Но самое удивительное даже не в пристрастных трактовках истории. Они в некоторой степени существуют везде и всегда. Даже если допустить, что самая ортодоксальная сталинская ее трактовка была верна и Америка только и думала, как причинить вред Советскому Союзу, я все равно не понимаю, как люди, тем более столько практически не знакомых мне людей, могут предлагать иностранцу этот разговор. Когда я говорю с японцами в Америке, я их не заставляю восхвалять американскую послевоенную реконструкцию. Я также не извиняюсь за Хиросиму или Нагасаки. Вернее, я про войну просто не говорю. Я также не требую благодарности от европейцев за план Маршалла и не заставляю южнокорейцев признаться в том, что, если бы не мы, они бы все голодали под ярмом Ким Ир-Сена. Я думаю или, по крайне мере, надеюсь, что большинство моих соотечественников поступают так же.
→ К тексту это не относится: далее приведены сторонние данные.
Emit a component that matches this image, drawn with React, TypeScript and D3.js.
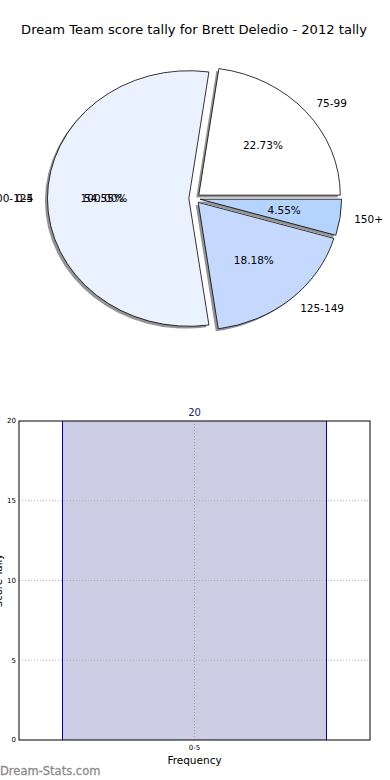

В русской бесхитростности и откровенности есть что-то обаятельное и освежающе приятное. Теперь, после долгого пребывания в России, меня часто раздражают брезгливость и чрезмерная политкорректность многих американцев по некоторым вопросам. Мне нравится то, что можно спросить человека, сколько стоит его новая машина или сколько он зарабатывает. Однако когда речь идет о вопросах истории и отношений разных государств, бесхитростность, как правило, не так уже приятна и обаятельна. Но, в конце концов, я наверняка готов примириться со всем этим, если такой разговор будет сопровождаться хотя бы кивком в знак признания вклада США в общую победу хотя бы от одного человека, чей дедушка воевал на фронтах Великой Отечественной.